Ryan MacDonald, a managing director at Chase who flew from New York to San Francisco for the grand opening, said the branch is designed to make clients feel like they’re walking into “a high-end hotel or a beautiful restaurant.”
The San Francisco center — along with a sister location that opened this week in New York — is part of JPMorgan’s strategy to expand the number of branches specifically tailored to wealthy clients. The firm expects to open more than 30 such branches by the end of 2026, including at least one more in San Francisco and a few in the wider Bay Area.
“Through these financial centers, we’ll test a differentiated, personalized approach across banking, lending, and wealth,” said Jennifer Roberts, CEO of Chase Consumer Banking.

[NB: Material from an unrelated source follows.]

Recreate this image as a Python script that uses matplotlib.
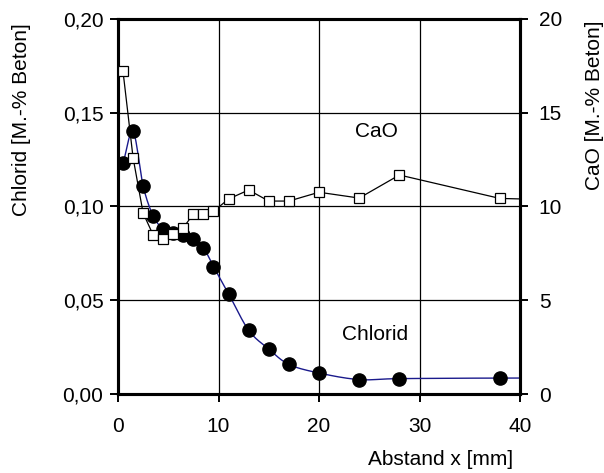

Another bank opened downtown this year in an effort to capture the region’s high-net-worth clientele following the banking crisis. Sacramento-based Five Star Bank’s first branch in San Francisco offers what it describes as white-glove concierge services.
Meanwhile, regular bank branches have been closing in record numbers across the city. JPMorgan Chase shuttered seven First Republic Bank branches when it absorbed the regional company last year. U.S. Bank and Union Bank, which merged in December, closed five branches and opened one.